--- What to do ---
Make an exact copy of all the material below, apart from the pictures.

--- The data ---
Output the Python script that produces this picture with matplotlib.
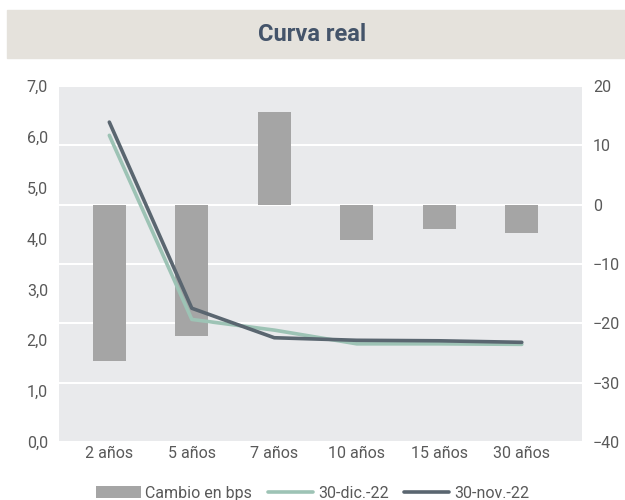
import matplotlib.pyplot as plt
from matplotlib.patches import Rectangle
import numpy as np

plt.rcParams['font.family'] = ['Roboto', 'DejaVu Sans']

plazos = ['2 años', '5 años', '7 años', '10 años', '15 años', '30 años']
cambio_bps = [-26.4, -22.1, 15.6, -6.0, -4.1, -4.7]
dic_22 = [6.03, 2.41, 2.20, 1.93, 1.93, 1.92]
nov_22 = [6.29, 2.63, 2.05, 2.00, 1.99, 1.96]

txt = '#595959'
x = np.arange(len(plazos))

fig = plt.figure(figsize=(6.25, 5), dpi=100)

# title band
fig.patches.append(Rectangle((7/625, 1 - 58/500), 1 - 7/625, 48/500,
                             transform=fig.transFigure, color='#E5E2DC', zorder=0))
fig.text(0.5, 1 - 34/500, 'Curva real', ha='center', va='center',
         fontsize=17, fontweight='bold', color='#44546A')

ax = fig.add_axes([59/625, 1 - 442/500, 523/625, 356/500])
ax2 = ax.twinx()

# bars on right axis, lines on left axis
ax2.bar(x, cambio_bps, width=0.40, color='#A5A5A5', zorder=2, label='Cambio en bps')
ax2.set_ylim(-40, 20)
ax2.set_yticks([-40, -30, -20, -10, 0, 10, 20])
ax2.grid(axis='y', color='white', linewidth=1.5, zorder=1)
ax2.set_axisbelow(True)

ax.set_zorder(ax2.get_zorder() + 1)
ax.patch.set_visible(False)
ax2.patch.set_visible(True)
ax2.patch.set_facecolor('#E9EAEC')

ax.plot(x, dic_22, color='#9DC3B5', linewidth=2.6, label='30-dic.-22', solid_capstyle='round')
ax.plot(x, nov_22, color='#5A6670', linewidth=2.6, label='30-nov.-22', solid_capstyle='round')
ax.set_ylim(0, 7)
ax.set_yticks(np.arange(0, 8, 1))
ax.set_yticklabels([f'{v:.1f}'.replace('.', ',') for v in range(8)])
ax.set_xlim(-0.61, 5.73)
ax.set_xticks(x)
ax.set_xticklabels(plazos)

for a in (ax, ax2):
    for s in a.spines.values():
        s.set_visible(False)
    a.tick_params(length=0, labelsize=11.5, colors=txt, pad=8)
ax.tick_params(axis='x', pad=3)

h1, l1 = ax2.get_legend_handles_labels()
h2, l2 = ax.get_legend_handles_labels()
fig.legend(h1 + h2, l1 + l2, loc='lower center', bbox_to_anchor=(0.5, -0.03),
           ncol=3, frameon=False, fontsize=11.5, labelcolor=txt,
           handlelength=2.8, handletextpad=0.3, columnspacing=1.0)

fig.savefig('out.png', dpi=100, facecolor='white')
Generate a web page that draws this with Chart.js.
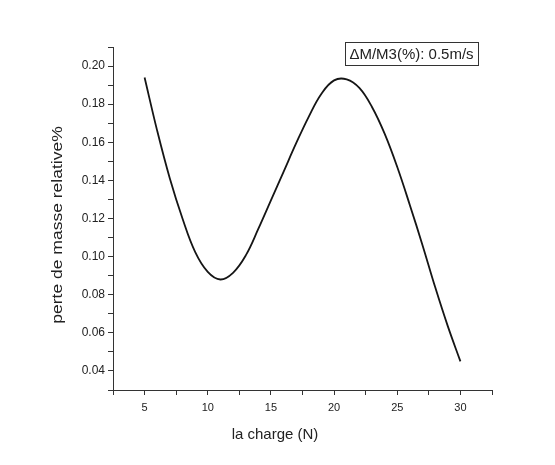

--- Solution below ---
Output the Python script that produces this picture with matplotlib.
import matplotlib.pyplot as plt
from matplotlib.patches import Rectangle
import numpy as np

plt.rcParams['font.family'] = ['Roboto', 'DejaVu Sans']

plazos = ['2 años', '5 años', '7 años', '10 años', '15 años', '30 años']
cambio_bps = [-26.4, -22.1, 15.6, -6.0, -4.1, -4.7]
dic_22 = [6.03, 2.41, 2.20, 1.93, 1.93, 1.92]
nov_22 = [6.29, 2.63, 2.05, 2.00, 1.99, 1.96]

txt = '#595959'
x = np.arange(len(plazos))

fig = plt.figure(figsize=(6.25, 5), dpi=100)

# title band
fig.patches.append(Rectangle((7/625, 1 - 58/500), 1 - 7/625, 48/500,
                             transform=fig.transFigure, color='#E5E2DC', zorder=0))
fig.text(0.5, 1 - 34/500, 'Curva real', ha='center', va='center',
         fontsize=17, fontweight='bold', color='#44546A')

ax = fig.add_axes([59/625, 1 - 442/500, 523/625, 356/500])
ax2 = ax.twinx()

# bars on right axis, lines on left axis
ax2.bar(x, cambio_bps, width=0.40, color='#A5A5A5', zorder=2, label='Cambio en bps')
ax2.set_ylim(-40, 20)
ax2.set_yticks([-40, -30, -20, -10, 0, 10, 20])
ax2.grid(axis='y', color='white', linewidth=1.5, zorder=1)
ax2.set_axisbelow(True)

ax.set_zorder(ax2.get_zorder() + 1)
ax.patch.set_visible(False)
ax2.patch.set_visible(True)
ax2.patch.set_facecolor('#E9EAEC')

ax.plot(x, dic_22, color='#9DC3B5', linewidth=2.6, label='30-dic.-22', solid_capstyle='round')
ax.plot(x, nov_22, color='#5A6670', linewidth=2.6, label='30-nov.-22', solid_capstyle='round')
ax.set_ylim(0, 7)
ax.set_yticks(np.arange(0, 8, 1))
ax.set_yticklabels([f'{v:.1f}'.replace('.', ',') for v in range(8)])
ax.set_xlim(-0.61, 5.73)
ax.set_xticks(x)
ax.set_xticklabels(plazos)

for a in (ax, ax2):
    for s in a.spines.values():
        s.set_visible(False)
    a.tick_params(length=0, labelsize=11.5, colors=txt, pad=8)
ax.tick_params(axis='x', pad=3)

h1, l1 = ax2.get_legend_handles_labels()
h2, l2 = ax.get_legend_handles_labels()
fig.legend(h1 + h2, l1 + l2, loc='lower center', bbox_to_anchor=(0.5, -0.03),
           ncol=3, frameon=False, fontsize=11.5, labelcolor=txt,
           handlelength=2.8, handletextpad=0.3, columnspacing=1.0)

fig.savefig('out.png', dpi=100, facecolor='white')
Generate a web page that draws this with Chart.js.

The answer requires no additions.